Mallinckrodt, Endo To Merge in $6.7-Bn Deal 

Mallinckrodt and Endo, two specialty pharma and generics companies, have agreed to merge in a stock-and-cash transaction in a deal valued at $6.7 billion. The companies made the announcement earlier this month (March 13, 2025).  

The combined company is expected to generate pro forma 2025 revenue of $3.6 billion and pro forma 2025 adjusted EBITDA (earnings before interest, taxes, depreciation, and amortization) of $1.2 billion. The combined company is expected to generate at least $150 million of annual pre-tax run-rate operating synergies by the third year after transaction close, which is expected in the second half of 2025, and approximately $75 million of pre-tax synergies in Year 1 following close, driven by business function integration and R&D savings from economies of scale, among other areas. 

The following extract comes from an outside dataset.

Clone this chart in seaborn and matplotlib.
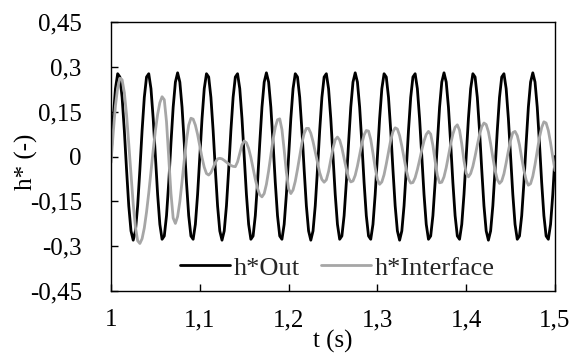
import matplotlib
matplotlib.use("Agg")
import matplotlib.pyplot as plt
import numpy as np
import pandas as pd
import seaborn as sns

# time samples, every 2.5 ms from 1 s to 1.5 s
t = np.round(1.0 + 0.0025 * np.arange(201), 4)

# h*Out
h_out = [
    0.000, 0.127, 0.227, 0.277, 0.266, 0.198, 0.087, -0.044, -0.165, -0.249,
    -0.280, -0.249, -0.165, -0.044, 0.087, 0.198, 0.266, 0.277, 0.227, 0.127,
    0.000, -0.127, -0.227, -0.277, -0.266, -0.198, -0.087, 0.044, 0.165, 0.249,
    0.280, 0.249, 0.165, 0.044, -0.087, -0.198, -0.266, -0.277, -0.227, -0.127,
    0.000, 0.127, 0.227, 0.277, 0.266, 0.198, 0.087, -0.044, -0.165, -0.249,
    -0.280, -0.249, -0.165, -0.044, 0.087, 0.198, 0.266, 0.277, 0.227, 0.127,
    0.000, -0.127, -0.227, -0.277, -0.266, -0.198, -0.087, 0.044, 0.165, 0.249,
    0.280, 0.249, 0.165, 0.044, -0.087, -0.198, -0.266, -0.277, -0.227, -0.127,
    0.000, 0.127, 0.227, 0.277, 0.266, 0.198, 0.087, -0.044, -0.165, -0.249,
    -0.280, -0.249, -0.165, -0.044, 0.087, 0.198, 0.266, 0.277, 0.227, 0.127,
    0.000, -0.127, -0.227, -0.277, -0.266, -0.198, -0.087, 0.044, 0.165, 0.249,
    0.280, 0.249, 0.165, 0.044, -0.087, -0.198, -0.266, -0.277, -0.227, -0.127,
    0.000, 0.127, 0.227, 0.277, 0.266, 0.198, 0.087, -0.044, -0.165, -0.249,
    -0.280, -0.249, -0.165, -0.044, 0.087, 0.198, 0.266, 0.277, 0.227, 0.127,
    0.000, -0.127, -0.227, -0.277, -0.266, -0.198, -0.087, 0.044, 0.165, 0.249,
    0.280, 0.249, 0.165, 0.044, -0.087, -0.198, -0.266, -0.277, -0.227, -0.127,
    0.000, 0.127, 0.227, 0.277, 0.266, 0.198, 0.087, -0.044, -0.165, -0.249,
    -0.280, -0.249, -0.165, -0.044, 0.087, 0.198, 0.266, 0.277, 0.227, 0.127,
    0.000, -0.127, -0.227, -0.277, -0.266, -0.198, -0.087, 0.044, 0.165, 0.249,
    0.280, 0.249, 0.165, 0.044, -0.087, -0.198, -0.266, -0.277, -0.227, -0.127,
    0.000,
]

# h*Interface
h_interface = [
    -0.020, 0.080, 0.170, 0.230, 0.262, 0.257, 0.214, 0.139, 0.042, -0.061,
    -0.159, -0.236, -0.282, -0.291, -0.275, -0.239, -0.186, -0.122, -0.051, 0.021,
    0.087, 0.141, 0.180, 0.200, 0.190, 0.116, -0.001, -0.123, -0.206, -0.224,
    -0.201, -0.151, -0.084, -0.012, 0.055, 0.105, 0.128, 0.125, 0.105, 0.074,
    0.035, -0.004, -0.036, -0.057, -0.062, -0.054, -0.038, -0.020, -0.008, -0.006,
    -0.008, -0.013, -0.019, -0.025, -0.030, -0.033, -0.034, -0.018, 0.011, 0.039,
    0.052, 0.046, 0.027, -0.003, -0.039, -0.076, -0.107, -0.128, -0.135, -0.124,
    -0.093, -0.048, 0.005, 0.057, 0.098, 0.123, 0.126, 0.090, 0.022, -0.053,
    -0.108, -0.124, -0.112, -0.083, -0.043, 0.002, 0.045, 0.077, 0.094, 0.094,
    0.078, 0.050, 0.015, -0.021, -0.054, -0.077, -0.086, -0.078, -0.050, -0.010,
    0.028, 0.056, 0.065, 0.055, 0.029, -0.006, -0.042, -0.071, -0.085, -0.082,
    -0.063, -0.032, 0.006, 0.043, 0.072, 0.087, 0.085, 0.057, 0.011, -0.038,
    -0.077, -0.093, -0.085, -0.061, -0.025, 0.016, 0.055, 0.083, 0.096, 0.092,
    0.070, 0.035, -0.006, -0.045, -0.075, -0.089, -0.087, -0.071, -0.044, -0.012,
    0.022, 0.052, 0.074, 0.084, 0.075, 0.037, -0.015, -0.063, -0.088, -0.086,
    -0.068, -0.037, 0.002, 0.041, 0.075, 0.098, 0.106, 0.088, 0.042, -0.014,
    -0.056, -0.068, -0.057, -0.033, 0.001, 0.038, 0.073, 0.099, 0.112, 0.107,
    0.083, 0.043, -0.003, -0.046, -0.077, -0.090, -0.082, -0.058, -0.021, 0.019,
    0.054, 0.080, 0.084, 0.070, 0.039, -0.005, -0.046, -0.079, -0.096, -0.091,
    -0.066, -0.027, 0.019, 0.064, 0.097, 0.116, 0.112, 0.087, 0.046, -0.002,
    -0.047,
]

x_ticks = [1.0, 1.1, 1.2, 1.3, 1.4, 1.5]
x_tick_labels = ["1", "1,1", "1,2", "1,3", "1,4", "1,5"]
y_ticks = [-0.45, -0.3, -0.15, 0.0, 0.15, 0.3, 0.45]
y_tick_labels = ["-0,45", "-0,3", "-0,15", "0", "0,15", "0,3", "0,45"]

sns.set_theme(style="white")
plt.rcParams["font.family"] = ["Liberation Serif", "DejaVu Serif"]

df = pd.DataFrame({"t": t, "h*Out": h_out, "h*Interface": h_interface})

fig = plt.figure(figsize=(5.74, 3.55), dpi=100)
ax = fig.add_axes([0.1934, 0.1803, 0.7735, 0.7577])

sns.lineplot(data=df, x="t", y="h*Out", color="black", lw=2.0,
             label="h*Out", ax=ax)
sns.lineplot(data=df, x="t", y="h*Interface", color="#a6a6a6", lw=2.0,
             label="h*Interface", ax=ax)

ax.set_xlim(1.0, 1.5)
ax.set_ylim(-0.45, 0.45)
ax.set_xticks(x_ticks)
ax.set_xticklabels(x_tick_labels)
ax.set_yticks(y_ticks)
ax.set_yticklabels(y_tick_labels)

ax.tick_params(axis="both", direction="in", length=5, width=1,
               color="black", labelsize=18, labelcolor="black")
ax.tick_params(axis="x", pad=13, bottom=True, top=False)
ax.tick_params(axis="y", pad=21, left=True, right=False)

for side in ["left", "right", "top", "bottom"]:
    ax.spines[side].set_visible(True)
    ax.spines[side].set_color("black")
    ax.spines[side].set_linewidth(1.0)

ax.set_xlabel("t (s)", fontsize=18, color="black")
ax.set_ylabel("h* (-)", fontsize=18, color="black")
ax.xaxis.set_label_coords(0.5, -0.145)
ax.yaxis.set_label_coords(-0.165, 0.48)

ax.legend(loc="center", bbox_to_anchor=(0.51, 0.0855), ncol=2, frameon=False,
          fontsize=19, handlelength=1.9, handletextpad=0.15,
          columnspacing=0.8, borderpad=0)

fig.savefig("out.png", dpi=100)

The combined company will have an operating footprint, primarily located in the US and supported by capabilities in Europe, India, Australia, and Japan. The combined company will have 17 manufacturing facilities, 30 distribution centers, and approximately 5,700 employees at closing. 

Following the close of the transaction, Mallinckrodt and Endo plan to combine their generic pharmaceuticals businesses and Endo’s sterile injectables business with the intent  to separate those businesses from the combined company at a later date. Such a separation would be subject to approval by the combined company’s Board of Directors and other conditions. 

Under the merger agreement, Endo shareholders will receive a total of $80 million in cash (subject to possible adjustment), and Endo shareholders will own 49.9% of the combined company on a pro forma basis. After cash consideration, Mallinckrodt shareholders will own 50.1% of the combined company on a pro forma basis, for an implied pro forma enterprise value of $6.7 billion. 

Mallinckrodt will continue as the holding company for the combined company, and Endo will become a wholly owned subsidiary of Mallinckrodt. Mallinckrodt’s existing senior secured term loans and senior secured notes are expected to be refinanced in connection with the transaction while Endo’s debt is expected to remain outstanding. Mallinckrodt and Endo will finance the transaction, including the contemplated refinancing, with cash on hand and $900 million of committed financing provided to Endo by Goldman Sachs. 

The transaction, which has been approved by the Boards of Directors of both companies, is expected to close in the second half of 2025, subject to approval by shareholders of both companies, regulatory approvals, and customary closing conditions. 

Executive leadership and HQ of combined company 
Upon completion of the transaction, Siggi Olafsson, currently President and CEO of Mallinckrodt, will become President, CEO, and a member of the Board of Directors of the combined company. Paul Efron, currently a member of the Endo Board of Directors, will serve as Board Chair of the combined company. The combined company’s Board is expected to have a total of nine directors at close, including three additional directors from Mallinckrodt, three additional directors from Endo, and one new director. Additional leadership-team appointments and the names of all directors will be announced prior to or in conjunction with the closing of the transaction. 

Mallinckrodt’s headquarters in Dublin, Ireland, will serve as the combined company’s global headquarters following the close. The location of the combined company’s US headquarters, as well as the corporate name, will be announced in due course, according to the companies.  The combined company is expected to be listed on the New York Stock Exchange, subject to approval of the combined company’s Board of Directors.